Своеобразным откликом на «Стихотворения в прозе» была серия пародий, появившихся в журнале «Стрекоза» с таким примечанием от редакции: «Печатая эти, не лишенные остроумия, безделки, мы смотрим на них, как на безобидную пародию, напоминающую, конечно, только заголовками и внешнею формою своею, превосходные и возвышенные мечты и сказки маститого беллетриста». Пародированные стихотворения имеют следующие названия: «Товарищ», «Прохожий», «Рассказ без названия», «Свет не без добрых людей, или Парусиновые панталоны», «Стой!», «Молитва», «Деревня» и «Русский язык». В этих пародиях, используя тургеневские «стихотворения», пародист высмеивает отрицательные социальные и политические явления русской действительности [72].
IV
«Стихотворения в прозе» ввели новый прозаический жанр малой формы в русскую литературу.
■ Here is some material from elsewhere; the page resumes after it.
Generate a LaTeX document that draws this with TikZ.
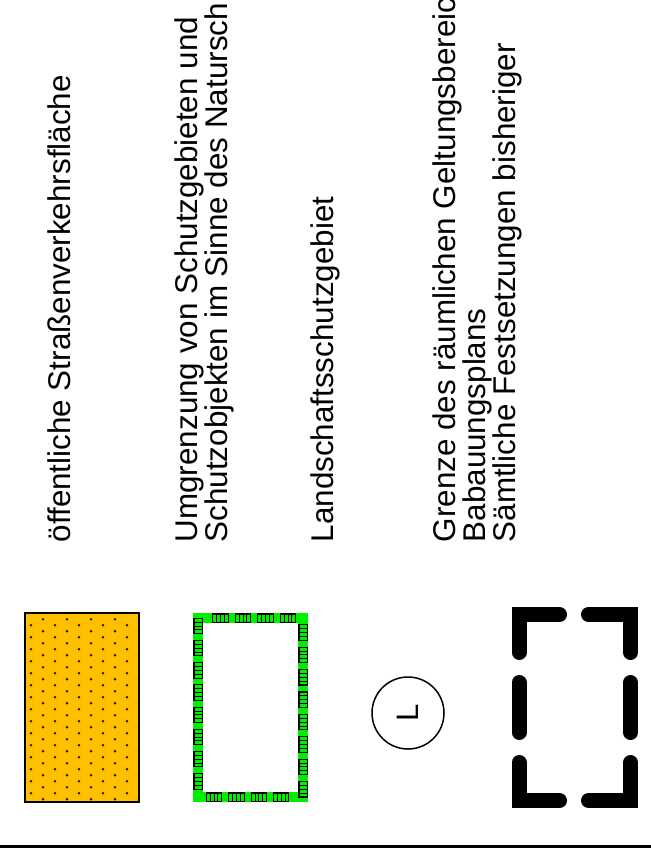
\documentclass[tikz,border=0pt]{standalone}
\usepackage{fontspec}
\setmainfont{Liberation Sans}
\definecolor{orangefill}{RGB}{255,192,0}
\definecolor{bandgreen}{RGB}{0,238,0}
\begin{document}
\begin{tikzpicture}[x=1pt,y=-1pt,
  lbl/.style={rotate=90,anchor=base west,inner sep=0pt,font=\fontsize{31.4}{30}\selectfont},
  gboxst/.style={draw=black,line width=1.1pt,fill=bandgreen},
  gline/.style={draw=black,line width=0.9pt},
  bracket/.style={line width=15pt,line cap=round,line join=miter}]
\clip (0,0) rectangle (651,855);
\fill[white] (0,0) rectangle (651,855);

% bottom rule
\coordinate (rl) at (0,846.5);
\coordinate (rr) at (651,846.5);
\draw[line width=3pt] (rl) -- (rr);

% 1: orange dotted area
\begin{scope}
  \clip (25,613) rectangle (139,802);
  \fill[orangefill] (25,613) rectangle (139,802);
  \foreach \i in {0,...,9} {
    \pgfmathsetmacro{\xx}{31+12*\i}
    \pgfmathsetmacro{\ys}{isodd(\i) ? 619.3 : 625.3}
    \foreach \j in {0,...,15} {
      \fill[black!85!orange] (\xx,\ys+12*\j) circle (1.4pt);
    }
  }
\end{scope}
\draw[line width=1.5pt] (25,613) rectangle (139,802);
\node[lbl] (t1) at (70,542.5) {öffentliche Straßenverkehrsfläche};

% 2: green boundary with hatched boxes
\draw[bandgreen,line width=10pt,line join=miter] (198,618) rectangle (303,797);
\foreach \c in {220.5,243,265.5,288} {
  \draw[gboxst] (\c-7.7,614) rectangle (\c+7.7,622.5);
  \foreach \d in {-3.85,0,3.85} \draw[gline] (\c+\d,614) -- (\c+\d,622.5);
}
\foreach \c in {214,236.4,258.8,281.2} {
  \draw[gboxst] (\c-7.7,793) rectangle (\c+7.7,801.5);
  \foreach \d in {-3.85,0,3.85} \draw[gline] (\c+\d,793) -- (\c+\d,801.5);
}
\foreach \c in {626,648.2,670.4,692.6,714.8,737,759.2,781.4} {
  \draw[gboxst] (194,\c-7.7) rectangle (202.5,\c+7.7);
  \foreach \d in {-3.85,0,3.85} \draw[gline] (194,\c+\d) -- (202.5,\c+\d);
}
\foreach \c in {632.5,654.9,677.3,699.7,722.1,744.5,766.9,789.3} {
  \draw[gboxst] (299,\c-7.7) rectangle (307.5,\c+7.7);
  \foreach \d in {-3.85,0,3.85} \draw[gline] (299,\c+\d) -- (307.5,\c+\d);
}
\node[lbl] (t2a) at (197,542.5) {Umgrenzung von Schutzgebieten und};
\node[lbl] (t2b) at (227,542.5) {Schutzobjekten im Sinne des Natursch};

% 3: circle with L
\node[circle,draw,line width=1.5pt,minimum size=72pt,inner sep=0pt,rotate=90,
      font=\fontsize{31}{31}\selectfont] (lsg) at (408,713) {L};
\node[lbl] (t3) at (333,542.5) {Landschaftsschutzgebiet};

% 4: dashed bracket boundary
\draw[bracket] (519,652.5) -- (519,614.5) -- (559.5,614.5);
\draw[bracket] (588.5,614.5) -- (630.5,614.5) -- (630.5,652.5);
\draw[bracket] (519,682.5) -- (519,732.5);
\draw[bracket] (630.5,682.5) -- (630.5,732.5);
\draw[bracket] (519,762.5) -- (519,800.5) -- (559.5,800.5);
\draw[bracket] (588.5,800.5) -- (630.5,800.5) -- (630.5,762.5);
\node[lbl] (t4a) at (455,542.5) {Grenze des räumlichen Geltungsbereic};
\node[lbl] (t4b) at (485,542.5) {Babauungsplans};
\node[lbl] (t4c) at (515,542.5) {Sämtliche Festsetzungen bisheriger};
\end{tikzpicture}
\end{document}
Написанные в подражание Тургеневу произведения этого рода появлялись в русской литературе двух последующих десятилетий XIX века. Я. П. Полонский свой отрывок «Две фиалки» сам определил в подзаголовке как «Стихотворение в прозе» [73]; два стихотворения в прозе без заглавия напечатаны в собрании сочинений Я. П. Полонского: они носят на себе явные следы воздействия Тургенева [74]. В середине 1880-х годов старший сын Н. Г. Чернышевского, Александр Николаевич, пробовавший свои силы как поэт, несомненно под влиянием Тургенева пытался создавать «стихотворения в прозе» и посылал их отцу в Астрахань на критику. В двух ответных письмах (от 18 февраля и 5 марта 1885 г.) Чернышевский сопоставлял их с тургеневскими, отзываясь о последних резко отрицательно (« …у нас вздумали хвалить „Стихотворения в прозе“ Тургенева. Похвалы им — „пленной мысли раздраженье“, — мысли, пленной раболепством к таланту Тургенева. Так немцы восхищались всякими пустяками, какие печатал Гёте. Ни одно из тургеневских „Стихотворений в прозе“ не стоило бы того, чтобы быть напечатанным») и, кстати, формулируя свои возражения против этого жанра вообще, как противозаконного с точки зрения теории литературы и «слишком наивного для нашего времени» [75]. Стихотворения в прозе писал также, отчасти, возможно, под влиянием Тургенева, В. М. Гаршин; такую форму приобрели, например, его автобиографические признания [76]. Впоследствии тургеневской манере «Стихотворений в прозе» подражал К. Д. Бальмонт [77]. И. А. Бунин в своих прозаических стихотворениях, которые занимают немаловажное место в его творчестве, даже тематически иногда был близок Тургеневу [78]. Цикл (как и у Тургенева), состоящий из 26-ти небольших стихотворений в прозе под заглавием «Autopsia», сохранился (в автографе) в архиве Иннокентия Анненского [79], и др.